El mundo entero, casa común

de Alberto Suárez Inda
Arzobispo de Morelia

Al dedicar este domingo nuestra oración por los migrantes, reflexionemos en el mensaje que nos ha dado el papa Francisco para esta jornada. “Hacia un mundo mejor” es el motivo principal por el que tantos hermanos dejan su tierra y emprenden la aventura de buscar otros horizontes.

Ese “mundo mejor”, nos dice el Papa, no puede consistir en un sueño inalcanzable, en una ingenuidad que acabe en frustración peor. Citando al Beato Pablo VI, se refiere a las aspiraciones que están en el corazón de todo ser humano: “verse libres de la miseria, hallar con más seguridad la subsistencia, la salud, una ocupación estable, una mejor instrucción, en una palabra: hacer, conocer y tener más para ser más”. Se trata de un legítimo deseo para sí mismos y sus familias.

Pero el mundo sólo puede considerarse mejor si la atención primaria se dirige a las personas, a su dignidad y promoción integral; no es suficiente que los gobiernos programen la macroeconomía, el crecimiento de cifras a nivel global, desinteresándose de los más débiles e indefensos, enfermos, niños y ancianos.
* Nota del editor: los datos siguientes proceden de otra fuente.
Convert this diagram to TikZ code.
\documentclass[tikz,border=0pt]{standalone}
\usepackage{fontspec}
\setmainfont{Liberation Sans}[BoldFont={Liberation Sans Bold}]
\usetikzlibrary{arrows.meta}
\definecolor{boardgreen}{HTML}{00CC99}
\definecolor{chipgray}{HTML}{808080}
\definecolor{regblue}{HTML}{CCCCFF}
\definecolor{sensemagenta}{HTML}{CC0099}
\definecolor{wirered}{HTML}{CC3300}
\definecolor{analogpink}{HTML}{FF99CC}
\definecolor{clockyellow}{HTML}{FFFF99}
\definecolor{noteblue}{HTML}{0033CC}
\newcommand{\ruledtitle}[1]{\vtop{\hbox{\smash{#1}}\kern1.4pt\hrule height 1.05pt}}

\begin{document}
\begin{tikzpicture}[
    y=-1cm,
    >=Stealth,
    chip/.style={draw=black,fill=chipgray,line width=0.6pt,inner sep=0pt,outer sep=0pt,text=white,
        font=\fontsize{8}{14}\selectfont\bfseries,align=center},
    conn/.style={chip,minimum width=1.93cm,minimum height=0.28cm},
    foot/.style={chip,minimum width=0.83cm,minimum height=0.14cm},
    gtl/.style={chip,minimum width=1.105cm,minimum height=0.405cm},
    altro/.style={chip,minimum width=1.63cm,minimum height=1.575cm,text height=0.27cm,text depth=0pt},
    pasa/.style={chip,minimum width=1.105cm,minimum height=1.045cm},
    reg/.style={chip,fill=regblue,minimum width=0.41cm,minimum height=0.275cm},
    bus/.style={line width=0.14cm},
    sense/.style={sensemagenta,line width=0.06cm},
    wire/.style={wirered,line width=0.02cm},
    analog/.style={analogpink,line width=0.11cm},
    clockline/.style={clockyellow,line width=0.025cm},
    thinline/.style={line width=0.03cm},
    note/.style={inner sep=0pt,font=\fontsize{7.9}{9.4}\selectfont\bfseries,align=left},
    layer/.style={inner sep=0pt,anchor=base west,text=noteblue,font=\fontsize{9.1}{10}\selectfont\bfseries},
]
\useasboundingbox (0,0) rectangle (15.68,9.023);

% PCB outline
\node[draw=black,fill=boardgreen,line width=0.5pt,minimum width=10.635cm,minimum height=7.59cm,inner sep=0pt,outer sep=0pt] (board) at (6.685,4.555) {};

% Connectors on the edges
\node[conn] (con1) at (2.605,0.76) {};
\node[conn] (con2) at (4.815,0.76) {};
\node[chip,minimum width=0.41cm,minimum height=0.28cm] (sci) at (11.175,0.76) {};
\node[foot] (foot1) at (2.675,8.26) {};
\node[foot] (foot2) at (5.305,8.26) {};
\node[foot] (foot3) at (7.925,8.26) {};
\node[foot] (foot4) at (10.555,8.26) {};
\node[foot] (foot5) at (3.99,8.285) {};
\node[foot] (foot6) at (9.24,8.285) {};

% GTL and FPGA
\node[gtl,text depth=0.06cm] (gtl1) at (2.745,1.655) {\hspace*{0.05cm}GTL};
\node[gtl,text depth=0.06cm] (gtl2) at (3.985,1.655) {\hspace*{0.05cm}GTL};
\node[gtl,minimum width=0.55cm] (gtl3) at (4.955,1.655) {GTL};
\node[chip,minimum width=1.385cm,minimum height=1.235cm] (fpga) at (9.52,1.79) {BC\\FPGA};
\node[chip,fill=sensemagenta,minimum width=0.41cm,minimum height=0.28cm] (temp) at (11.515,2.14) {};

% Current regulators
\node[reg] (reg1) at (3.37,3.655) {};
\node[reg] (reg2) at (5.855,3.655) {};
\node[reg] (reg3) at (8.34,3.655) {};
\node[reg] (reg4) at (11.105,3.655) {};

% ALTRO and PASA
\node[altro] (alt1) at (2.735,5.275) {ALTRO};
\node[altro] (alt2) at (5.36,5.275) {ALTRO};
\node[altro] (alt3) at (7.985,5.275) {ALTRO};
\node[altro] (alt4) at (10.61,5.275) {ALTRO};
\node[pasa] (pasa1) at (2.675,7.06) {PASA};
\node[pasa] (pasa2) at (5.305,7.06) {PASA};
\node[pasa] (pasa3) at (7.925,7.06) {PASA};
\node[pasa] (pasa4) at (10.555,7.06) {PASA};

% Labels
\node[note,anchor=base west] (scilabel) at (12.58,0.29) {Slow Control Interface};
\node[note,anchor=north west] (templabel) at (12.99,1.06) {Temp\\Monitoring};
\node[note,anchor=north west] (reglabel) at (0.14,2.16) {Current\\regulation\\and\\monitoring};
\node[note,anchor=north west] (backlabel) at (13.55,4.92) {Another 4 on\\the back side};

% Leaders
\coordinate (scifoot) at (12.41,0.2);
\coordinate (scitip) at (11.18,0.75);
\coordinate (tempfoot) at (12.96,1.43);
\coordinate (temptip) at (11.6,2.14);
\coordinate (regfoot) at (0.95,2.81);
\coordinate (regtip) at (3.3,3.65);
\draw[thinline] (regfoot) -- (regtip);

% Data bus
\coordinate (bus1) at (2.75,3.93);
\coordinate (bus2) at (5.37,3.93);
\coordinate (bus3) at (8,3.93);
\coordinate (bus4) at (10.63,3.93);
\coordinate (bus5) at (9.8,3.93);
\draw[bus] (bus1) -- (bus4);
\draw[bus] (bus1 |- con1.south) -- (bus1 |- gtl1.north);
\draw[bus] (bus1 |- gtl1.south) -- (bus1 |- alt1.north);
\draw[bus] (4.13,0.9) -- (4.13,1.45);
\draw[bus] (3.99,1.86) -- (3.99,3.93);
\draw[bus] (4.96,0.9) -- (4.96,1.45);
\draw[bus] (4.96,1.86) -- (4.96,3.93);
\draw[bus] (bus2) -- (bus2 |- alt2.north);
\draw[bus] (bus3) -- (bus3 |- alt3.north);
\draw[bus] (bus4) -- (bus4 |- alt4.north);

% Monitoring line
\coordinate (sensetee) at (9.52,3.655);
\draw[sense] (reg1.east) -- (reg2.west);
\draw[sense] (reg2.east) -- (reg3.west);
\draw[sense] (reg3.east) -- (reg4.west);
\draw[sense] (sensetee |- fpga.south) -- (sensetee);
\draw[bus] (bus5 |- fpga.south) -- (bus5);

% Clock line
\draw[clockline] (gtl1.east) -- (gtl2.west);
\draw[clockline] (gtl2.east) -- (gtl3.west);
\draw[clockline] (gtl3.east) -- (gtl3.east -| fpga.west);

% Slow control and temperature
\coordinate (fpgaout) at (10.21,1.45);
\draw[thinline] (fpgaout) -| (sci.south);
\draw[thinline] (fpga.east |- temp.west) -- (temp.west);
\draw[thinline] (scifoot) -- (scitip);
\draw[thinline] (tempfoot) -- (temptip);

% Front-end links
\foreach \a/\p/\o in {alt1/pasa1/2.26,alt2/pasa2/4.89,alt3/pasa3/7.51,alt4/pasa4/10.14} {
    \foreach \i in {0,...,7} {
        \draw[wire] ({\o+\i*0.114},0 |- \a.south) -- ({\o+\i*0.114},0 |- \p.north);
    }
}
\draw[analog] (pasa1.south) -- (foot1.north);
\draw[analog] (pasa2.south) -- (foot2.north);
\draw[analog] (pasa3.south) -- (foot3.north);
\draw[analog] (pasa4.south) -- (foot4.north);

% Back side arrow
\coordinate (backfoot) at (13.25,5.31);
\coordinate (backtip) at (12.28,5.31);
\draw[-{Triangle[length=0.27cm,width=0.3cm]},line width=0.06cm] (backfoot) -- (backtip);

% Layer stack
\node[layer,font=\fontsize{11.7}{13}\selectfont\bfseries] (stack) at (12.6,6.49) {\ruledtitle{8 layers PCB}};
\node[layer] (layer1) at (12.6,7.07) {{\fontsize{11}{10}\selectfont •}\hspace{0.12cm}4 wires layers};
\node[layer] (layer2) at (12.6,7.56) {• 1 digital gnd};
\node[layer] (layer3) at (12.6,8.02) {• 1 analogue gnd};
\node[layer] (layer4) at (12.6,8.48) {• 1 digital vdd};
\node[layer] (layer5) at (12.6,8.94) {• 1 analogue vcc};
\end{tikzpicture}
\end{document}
Es muy triste que quienes huyen de situaciones de miseria e inseguridad, encuentren frecuentemente rechazo, prejuicios y sospechas. Habrá casos, ciertamente, de gente abusiva, que es justo denunciar; pero en principio hay que suponer que la mayoría son personas bien intencionadas, honestas, que merecen respeto y la oportunidad de un trabajo para incorporarse a la comunidad.

El Papa subraya que el mundo entero es “casa común” en la que todos podemos y debemos reconocernos hermanos. El mismo Papa hace una exhortación a los países más favorecidos para que tengan “una generosa apertura, que en lugar de temer la destrucción de la identidad local, sea capaz de crear nuevas síntesis culturales… Qué hermosas son las ciudades que superan la desconfianza enfermiza e integran a los diferentes, que hacen de esa integración un nuevo factor de desarrollo” (El gozo del Evangelio, 210).

Los cristianos sabemos que la raíz más profunda de la dignidad del ser humano es que en cada persona está impreso el rostro de Cristo. El valor de todo ser humano no depende de criterios de eficiencia, de productividad, de clase social o de pertenencia a una etnia. Creados a imagen de Dios y redimidos por Cristo, los migrantes han de considerarse, no tanto como un problema que hay que afrontar, sino hermanos a los que hay que acoger, respetar y amar.

El corazón materno de María y el corazón atento de José, Custodio de la Sagrada Familia, inspiren a todos los migrantes la confianza de que Dios no los abandonará. La Iglesia, pueblo sin fronteras, ha de ser madre de todos y ha de enseñarnos que “cada tierra extranjera es nuestra patria, y nuestra patria es una tierra extranjera” para quienes peregrinamos hacia el Cielo.